The Pawnee ideas have fallen, with singularly accurate coincidence, into the same lines as those of early Greece. Some moderns, such as M. Foucart, have revived the opinion of Herodotus, that the Mysteries were brought from Greece to Egypt. But, as the Pawnee example shows, similar natural phenomena may anywhere beget similar myths and rites. In Greece the donnée was a nature myth, and a ritual in which it was enacted. That ritual was a form of sympathetic magic, and the myth explained the performances. The refinement and charm of the legend (on which Homer, as we saw, does not touch) is due to the unique genius of Greece. Demeter became the deity most familiar to the people, nearest to their hearts and endowed with most temples; every farm possessing her rural shrine. But the Chthonian, or funereal, aspect of Chibiabos, or of Persephone, is due to a mood very distinct from that which sacrifices pigs as embodiments of the Corn Spirit, if that be the real origin of the practice.
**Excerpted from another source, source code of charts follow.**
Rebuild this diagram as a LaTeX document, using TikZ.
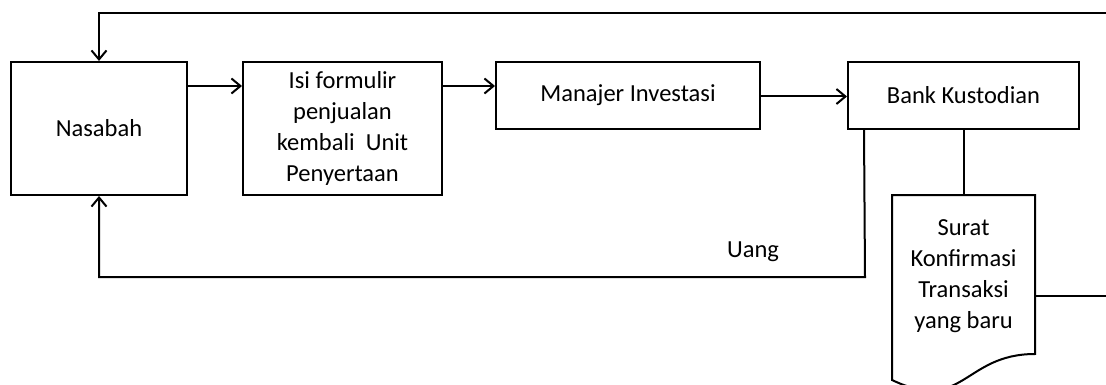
\documentclass[tikz,border=0pt]{standalone}
\usepackage{fontspec}
\setmainfont{Carlito}
\usetikzlibrary{arrows.meta,calc}
\begin{document}
\begin{tikzpicture}[x=1pt,y=-1pt,line width=2pt,
  box/.style={draw,rectangle,inner sep=0pt,align=center,
    font=\fontsize{24.5}{30.8}\selectfont},
  lbl/.style={inner sep=0pt,align=center,font=\fontsize{24.5}{30.8}\selectfont},
  arr/.style={-{Straight Barb[length=9pt,width=15pt,line width=2pt]}}]
\useasboundingbox (0,0) rectangle (1106,385);
\node[box,minimum width=176pt,minimum height=133pt] (nas) at (99,128.5) {Nasabah};
\node[box,minimum width=199pt,minimum height=133pt] (isi) at (342.5,128.5) {Isi formulir\\penjualan\\kembali\ \ Unit\\Penyertaan};
\node[box,minimum width=264pt,minimum height=67pt] (man) at (628,95.5) {Manajer Investasi};
\node[box,minimum width=231pt,minimum height=67pt] (bank) at (963.5,95.5) {Bank Kustodian};
% document shape
\draw[line join=miter] (892,195) -- (1035,195) -- (1035,354)
  .. controls (963.5,354) and (963.5,414) .. (892,380) -- cycle;
\node[lbl] (doc) at (963.5,276) {Surat\\Konfirmasi\\Transaksi\\yang baru};
\coordinate (doctop) at (963.5,195);
\coordinate (docright) at (1035,296);
\node[lbl] (uang) at (753,252) {Uang};
% connectors
\draw[arr] ([yshift=42.5pt]nas.east) -- ([yshift=42.5pt]isi.west);
\draw[arr] ([yshift=42.5pt]isi.east) -- ([yshift=9.5pt]man.west);
\draw[arr] ([yshift=-1pt]man.east) -- ([yshift=-1pt]bank.west);
\draw (bank.south) -- (doctop);
\coordinate (bk) at ($(bank.south west)+(17,0)$);
\coordinate (low) at (865,277);
\draw[arr] (bk) -- (low) -| (nas.south);
\coordinate (farR) at (1125,296);
\coordinate (farT) at (1125,13);
\draw[arr] (docright) -- (farR) -- (farT) -| (nas.north);
\end{tikzpicture}
\end{document}
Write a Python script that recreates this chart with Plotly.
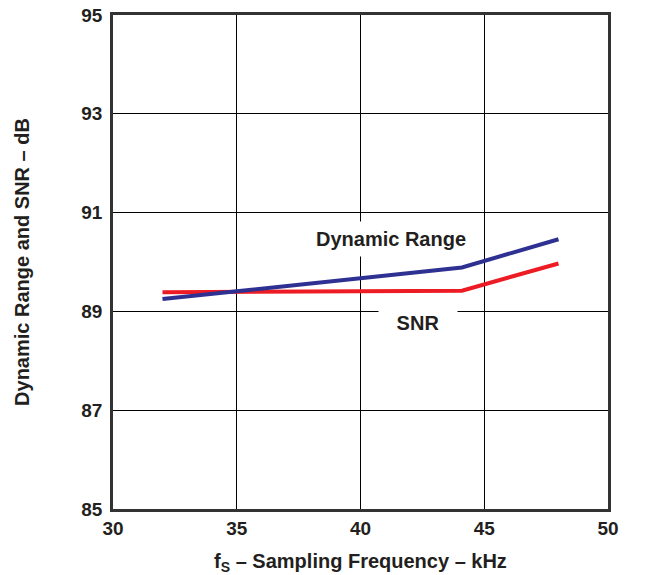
import plotly.graph_objects as go

freq_khz = [32, 44.1, 48]
dynamic_range_db = [89.25, 89.89, 90.46]
snr_db = [89.39, 89.42, 89.97]

x_ticks = [30, 35, 40, 45, 50]
y_ticks = [85, 87, 89, 91, 93, 95]

FONT = "Liberation Sans, Arial, sans-serif"
TXT = "#231F20"

fig = go.Figure()
fig.add_trace(go.Scatter(x=freq_khz, y=snr_db, mode="lines",
                         line=dict(color="#ED1C24", width=4), name="SNR"))
fig.add_trace(go.Scatter(x=freq_khz, y=dynamic_range_db, mode="lines",
                         line=dict(color="#2E3192", width=4), name="Dynamic Range"))

fig.add_annotation(x=41.23, y=90.47, text="<b>Dynamic Range</b>", showarrow=False,
                   bgcolor="white", font=dict(family=FONT, size=20, color=TXT),
                   borderpad=6)
fig.add_annotation(x=42.32, y=88.77, text="<b>SNR</b>", showarrow=False,
                   bgcolor="white", font=dict(family=FONT, size=20, color=TXT),
                   borderpad=4, width=70)

axis_common = dict(showgrid=True, gridcolor="black", gridwidth=1,
                   showline=True, linecolor="#333333", linewidth=2.5, mirror=True,
                   zeroline=False, ticks="", automargin=False,
                   tickfont=dict(family=FONT, size=19, color=TXT))

fig.update_xaxes(range=[30, 50], tickvals=x_ticks, ticktext=[f"<b>{v}</b>" for v in x_ticks],
                 title=dict(text="<b>f<sub>S</sub> – Sampling Frequency – kHz</b>",
                            font=dict(family=FONT, size=20, color=TXT), standoff=20),
                 **axis_common)
fig.update_yaxes(range=[85, 95], tickvals=y_ticks, ticktext=[f"<b>{v}</b>" for v in y_ticks],
                 ticklabelstandoff=4,
                 title=dict(text="<b>Dynamic Range and SNR – dB</b>",
                            font=dict(family=FONT, size=20, color=TXT), standoff=47),
                 **axis_common)

fig.update_layout(width=660, height=575, margin=dict(l=113, r=52, t=15, b=66),
                  plot_bgcolor="white", paper_bgcolor="white", showlegend=False)

fig.write_html("out.html", config={"displayModeBar": False},
               post_script="document.body.style.margin='0';")
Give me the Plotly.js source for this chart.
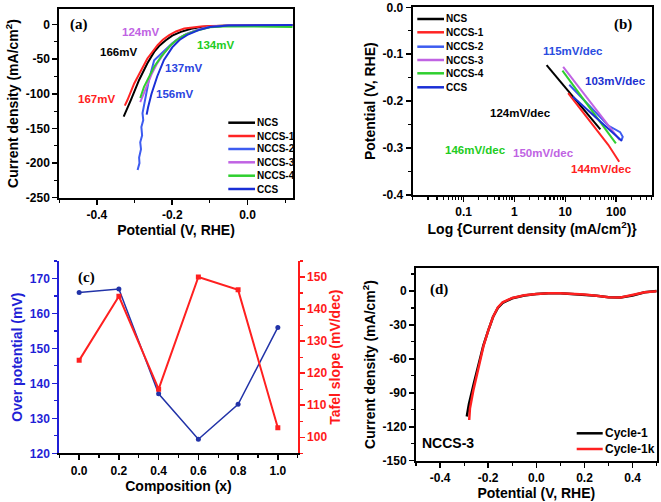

We should much misconceive the religious spirit of the Greek rite if we undertook to develop it all out an origin in sympathetic magic: which, of course, I do not understand Mr. Frazer to do. Greek scholars, again, are apt to view these researches into savage or barbaric origins with great distaste and disfavour. This is not a scientific frame of mind. In the absence of such researches other purely fanciful origins have been invented by scholars, ancient or modern. It is necessary to return to the pedestrian facts, if merely in order to demonstrate the futility of the fancies. The result is in no way discreditable to Greece. Beginning, like other peoples, with the vague unrealised conception of the Corn Mother (an idea which could not occur before the agricultural stage of civilisation), the Greeks refined and elevated the idea into the Demeter of the Hymn, and of the Cnidian statue. To do this was the result of their unique gifts as a race. Meanwhile the other notion of a Ruler of Souls, in Greece attached to Persephone, is found among peoples not yet agricultural: nomads living on grubs, roots, seeds of wild grasses, and the products of the chase. Almost all men’s ideas are as old as mankind, so far as we know mankind.